The site “Villa of the Antonines” is owned by Montclair State University. Professors prepare and host the dig every year. They go to the town of Genzano di Roma, which is 17.6 miles away from current day Rome. The villa that is currently the archaeological site is believed to be owned by second century CE imperial family of the Antonines on the basis of finds at the site and extra research.

Before going to the site, Montalbano attended a boot camp with other students to learn about gear and procedures. Once on site they learned certain terminology and how to handle certain objects.

“You’re not just putting a shovel in the ground and digging,” Montalbano explained. .

Montalbano described “always uncovering something” during the days of digging in the hot, burning sun. Finding walls and discovering significant items were the highlights of the days.

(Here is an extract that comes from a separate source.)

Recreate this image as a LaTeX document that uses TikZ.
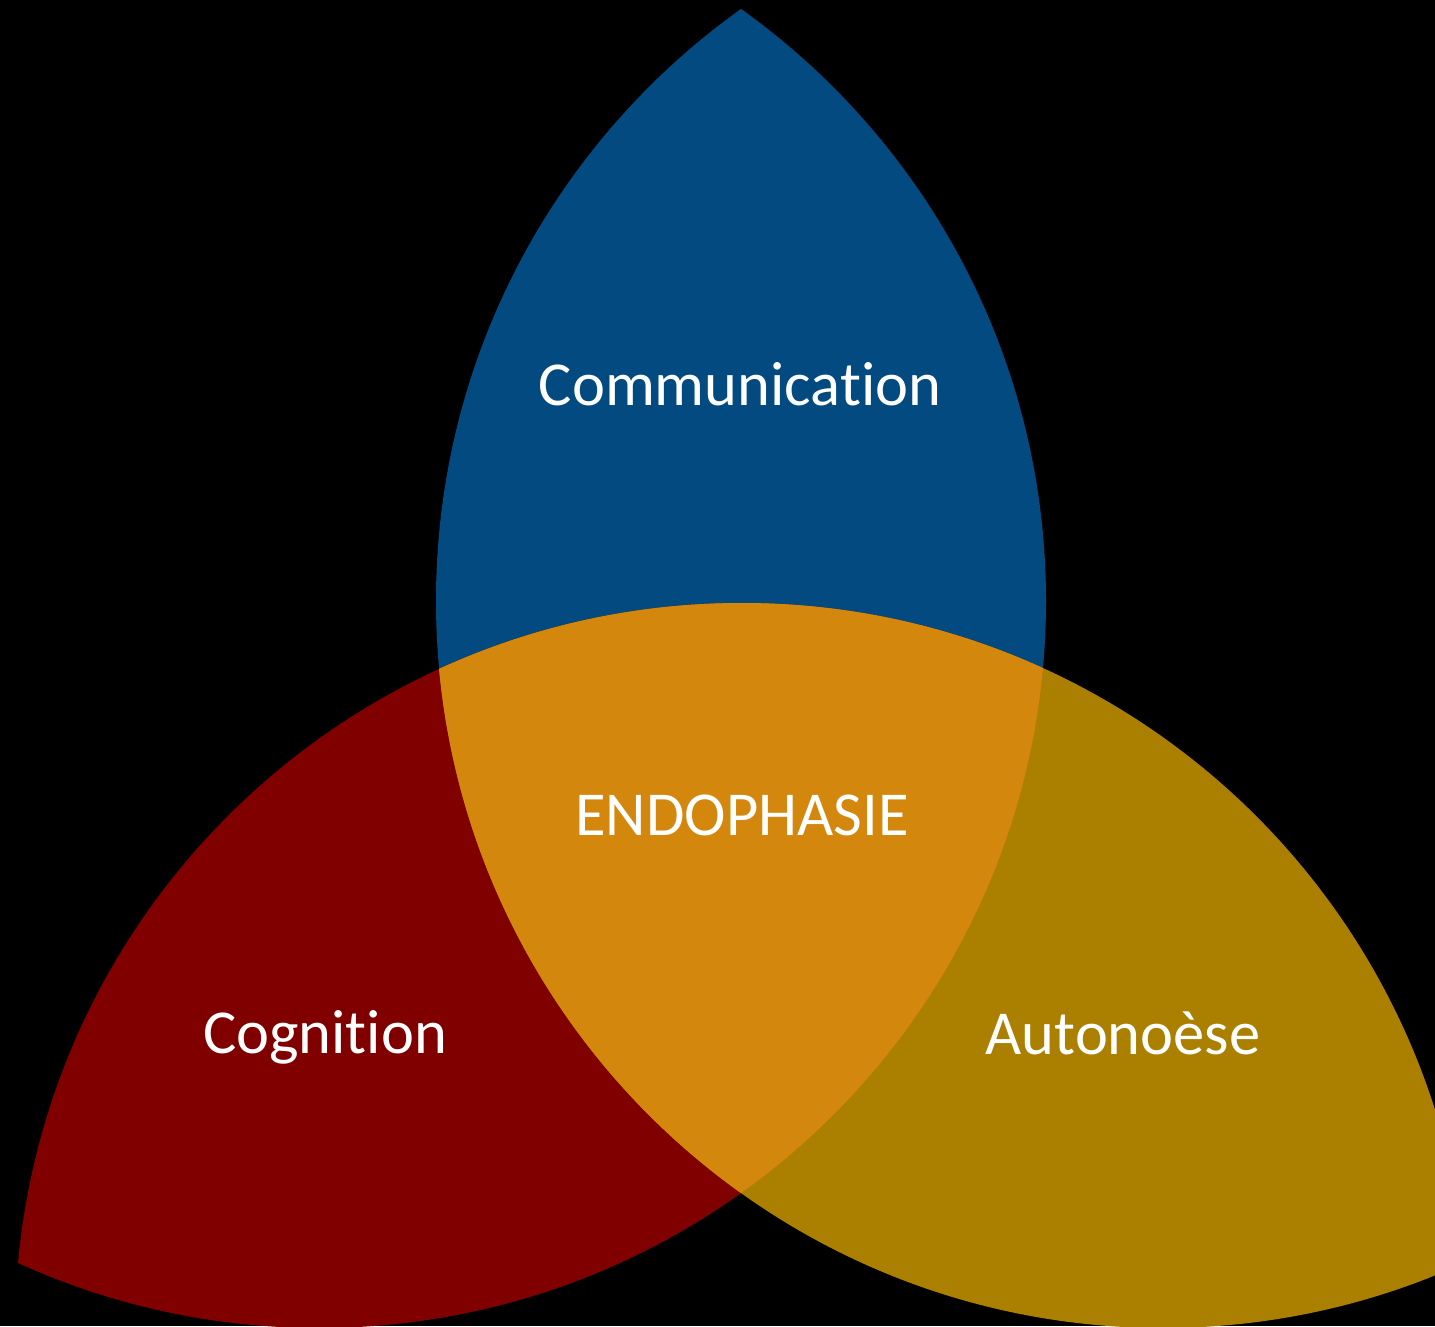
\documentclass[tikz,border=0pt]{standalone}
\usepackage{fontspec}
\setmainfont{Carlito}[Ligatures={NoCommon}]
\definecolor{cblue}{RGB}{2,74,127}
\definecolor{cred}{RGB}{128,0,0}
\definecolor{cyel}{RGB}{171,127,0}
\definecolor{cmid}{RGB}{212,135,13}
\begin{document}
\begin{tikzpicture}[x=1pt,y=-1pt,
  lbl/.style={text=white,font=\fontsize{62.5}{74}\selectfont,anchor=base,inner sep=0pt}]
\useasboundingbox (0,0) rectangle (1435,1326);
\fill[black] (0,0) rectangle (1435,1326);
% three circles of radius 727 on an equilateral triangle
\coordinate (A) at (319,601);
\coordinate (B) at (1163,601);
\coordinate (D) at (742,1330);
\def\rr{727}
% blue petal = A cap B
\begin{scope}
  \clip (A) circle (\rr);
  \fill[cblue] (B) circle (\rr);
\end{scope}
% red petal = A cap D
\begin{scope}
  \clip (A) circle (\rr);
  \fill[cred] (D) circle (\rr);
\end{scope}
% yellow petal = B cap D
\begin{scope}
  \clip (B) circle (\rr);
  \fill[cyel] (D) circle (\rr);
\end{scope}
% centre = A cap B cap D
\begin{scope}
  \clip (A) circle (\rr);
  \clip (B) circle (\rr);
  \fill[cmid] (D) circle (\rr);
\end{scope}
\node[lbl] (comm) at (740,405) {Communication};
\node[lbl] (endo) at (742,835) {ENDOPHASIE};
\node[lbl] (cogn) at (325,1053) {Cognition};
\node[lbl] (auto) at (1123,1054) {Autonoèse};
\end{tikzpicture}
\end{document}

When Montalbano was on the site, he uncovered small significant items. Among the items were tessera, which are very tiny square cubes of colored glass almost as big as one’s pinky nail. Tessera would make up large mosaic pieces back in Roman times.

“A lot of them were blue. There was some black, some white,” Montalbano said. It’s believed that the tessera that Montalbano uncovered during his time at the site were a mosaic piece of the sea.

These weren’t the only little pieces found on site. There were jugs known as amphora that used to hold various types of liquids. Since they were in the ground for a few years, many of the jars were broken with only little pieces remaining

“I did find something I thought was really cool,” Montalbano said.  He showed his discovery to his professor but learned it was merely a calcified animal bone.

Today, Montalbano uses his experience in Italy in the classroom. As part of the curriculum for his sophomore class, he teaches a lesson on the Temple of Hercules. While teaching, he talks about his experience in Italy and how it relates to his lesson.

“It’s actually fun to kinda sit there and talk about an experience where I actually [was] one of those people who were trying to learn and find things,” Montalbano said.